** start Materials provided **

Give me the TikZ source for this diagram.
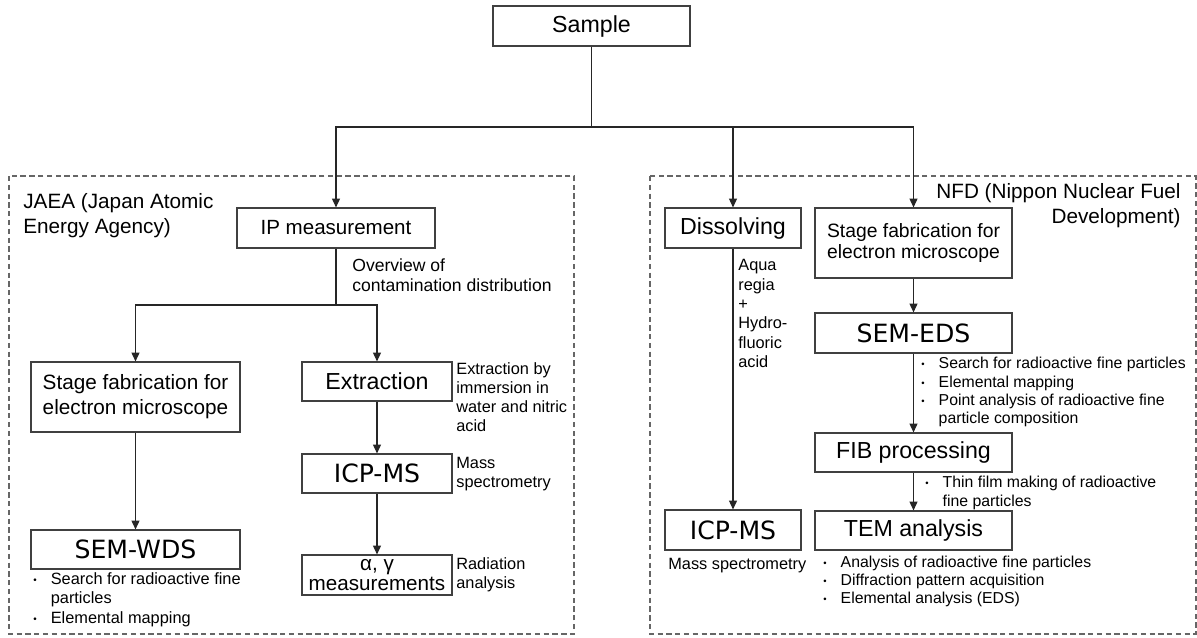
\documentclass[tikz,border=0pt]{standalone}
\usepackage{fontspec}
\setmainfont{Liberation Sans}
\newfontfamily\wideface{DejaVu Sans}
\usetikzlibrary{arrows.meta}

\newcommand{\bul}{\raisebox{0.12ex}{\scalebox{0.6}{\textbullet}}}

\begin{document}
\begin{tikzpicture}[x=0.02cm, y=-0.02cm, >={Triangle[length=5pt,width=4.5pt]},
  box/.style={draw=black!75, line width=0.65pt, inner sep=0pt, minimum height=0.8cm, align=center},
  big/.style={font=\fontsize{13.2}{15}\selectfont},
  wide/.style={font=\wideface\fontsize{14.3}{16}\selectfont},
  note/.style={anchor=west, align=left, inner sep=0pt, font=\fontsize{9.3}{11}\selectfont},
  bullets/.style={anchor=west, inner sep=0pt, font=\fontsize{9}{10.4}\selectfont},
  line/.style={draw=black!85, line width=0.7pt},
  group/.style={draw=black!60, line width=0.6pt, dash pattern=on 3pt off 2pt}]
\useasboundingbox (0,0) rectangle (1197,637);

\draw[group] (9,176) rectangle (574,634);
\draw[group] (650,176) rectangle (1196,634);

\node[box, big, minimum width=3.94cm] (sample) at (591.5,26) {Sample};

% JAEA
\node[anchor=west, align=left, inner sep=0pt, font=\fontsize{11.8}{14.2}\selectfont] (jaea) at (23,215.5) {JAEA (Japan Atomic\\Energy Agency)};
\node[box, minimum width=3.96cm, font=\fontsize{11.7}{14}\selectfont] (ip) at (336,228) {IP measurement};
\node[box, minimum width=4.18cm, minimum height=1.4cm, font=\fontsize{11.8}{14.2}\selectfont] (stageL) at (135.5,397) {Stage fabrication for\\electron microscope};
\node[box, big, minimum width=3cm, minimum height=0.78cm] (extr) at (377,381.5) {Extraction};
\node[box, wide, minimum width=3cm, minimum height=0.78cm] (icpL) at (377,473.5) {ICP-MS};
\node[box, minimum width=3cm, font=\fontsize{11.75}{11}\selectfont] (ag) at (377,575) {α, γ\\measurements};
\node[box, wide, minimum width=4.18cm, minimum height=0.78cm] (semW) at (135.5,549.5) {SEM-WDS};

\node[note, font=\fontsize{10}{11.3}\selectfont] (ipnote) at (352,275) {Overview of\\contamination distribution};
\node[note, font=\fontsize{9.3}{10.8}\selectfont] (extrnote) at (456,397.5) {Extraction by\\immersion in\\water and nitric\\acid};
\node[note] (icpLnote) at (456,474) {Mass\\spectrometry};
\node[note] (agnote) at (456,574.5) {Radiation\\analysis};
\node[bullets, font=\fontsize{9.3}{11.3}\selectfont] (semWnote) at (33,600) {\begin{tabular}{@{}c@{\hspace{8pt}}l@{}}
  \bul & Search for radioactive fine\\
       & particles\\
  \bul & Elemental mapping
\end{tabular}};

% NFD
\node[anchor=east, align=right, inner sep=0pt, font=\fontsize{11.8}{14.2}\selectfont] (nfd) at (1181,205.5) {NFD (Nippon Nuclear Fuel\\Development)};
\node[box, big, minimum width=2.72cm] (dis) at (733,228) {Dissolving};
\node[box, wide, minimum width=2.72cm] (icpR) at (733,530) {ICP-MS};
\node[box, minimum width=3.94cm, minimum height=1.4cm, font=\fontsize{11}{12.5}\selectfont] (stageN) at (913.5,243) {Stage fabrication for\\electron microscope};
\node[box, wide, minimum width=3.94cm] (semE) at (913.5,333) {SEM-EDS};
\node[box, big, minimum width=3.94cm, minimum height=0.78cm] (fib) at (913.5,452.5) {FIB processing};
\node[box, big, minimum width=3.94cm, minimum height=0.78cm] (tem) at (913.5,530.5) {TEM analysis};

\node[note] (disnote) at (738,313.5) {Aqua\\regia\\+\\Hydro-\\fluoric\\acid};
\node[note] (icpRnote) at (668,566) {Mass spectrometry};
\node[bullets] (semEnote) at (921,392.5) {\begin{tabular}{@{}c@{\hspace{8pt}}l@{}}
  \bul & Search for radioactive fine particles\\
  \bul & Elemental mapping\\
  \bul & Point analysis of radioactive fine\\
       & particle composition
\end{tabular}};
\node[bullets, font=\fontsize{9}{10.8}\selectfont] (fibnote) at (925,493.5) {\begin{tabular}{@{}c@{\hspace{8pt}}l@{}}
  \bul & Thin film making of radioactive\\
       & fine particles
\end{tabular}};
\node[bullets] (temnote) at (823,582) {\begin{tabular}{@{}c@{\hspace{8pt}}l@{}}
  \bul & Analysis of radioactive fine particles\\
  \bul & Diffraction pattern acquisition\\
  \bul & Elemental analysis (EDS)
\end{tabular}};

\coordinate (split) at (591.5,127);
\coordinate (ipsplit) at (336,305);

\draw[line] (sample) -- (split);
\draw[line,->] (split) -| (ip);
\draw[line,->] (split) -| (dis);
\draw[line,->] (split) -| (stageN);

\draw[line] (ip) -- (ipsplit);
\draw[line,->] (ipsplit) -| (stageL);
\draw[line,->] (ipsplit) -| (extr);
\draw[line,->] (extr) -- (icpL);
\draw[line,->] (icpL) -- (ag);
\draw[line,->] (stageL) -- (semW);

\draw[line,->] (dis) -- (icpR);
\draw[line,->] (stageN) -- (semE);
\draw[line,->] (semE) -- (fib);
\draw[line,->] (fib) -- (tem);
\end{tikzpicture}
\end{document}
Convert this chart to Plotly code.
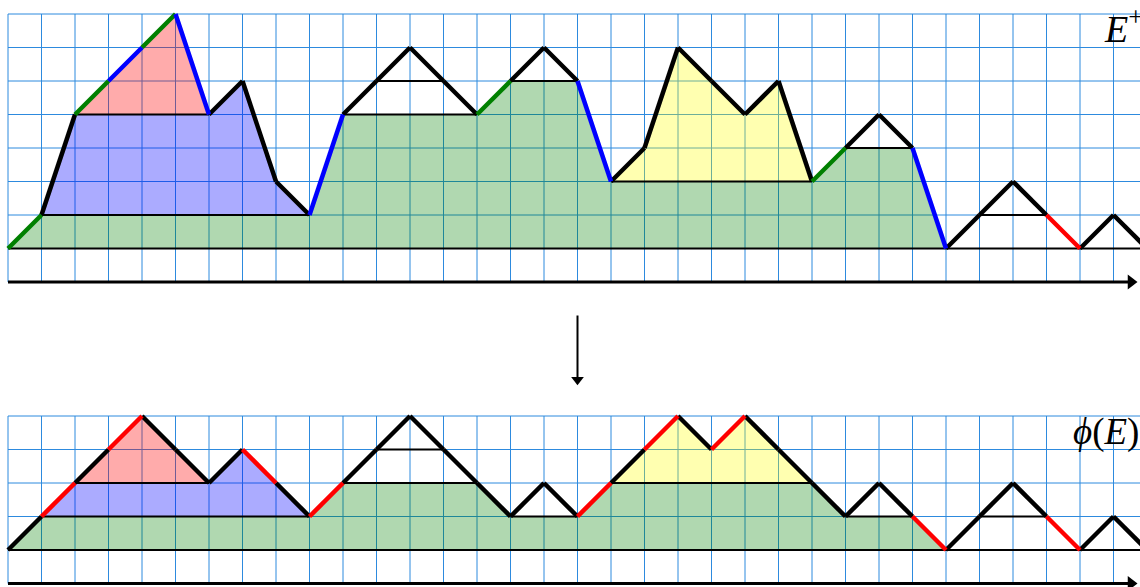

** end Materials provided **

→ Goal
Read through the entries and copy each line in which "this" appears.

→ Finished exercise
Give me the TikZ source for this diagram.
Convert this chart to Plotly code.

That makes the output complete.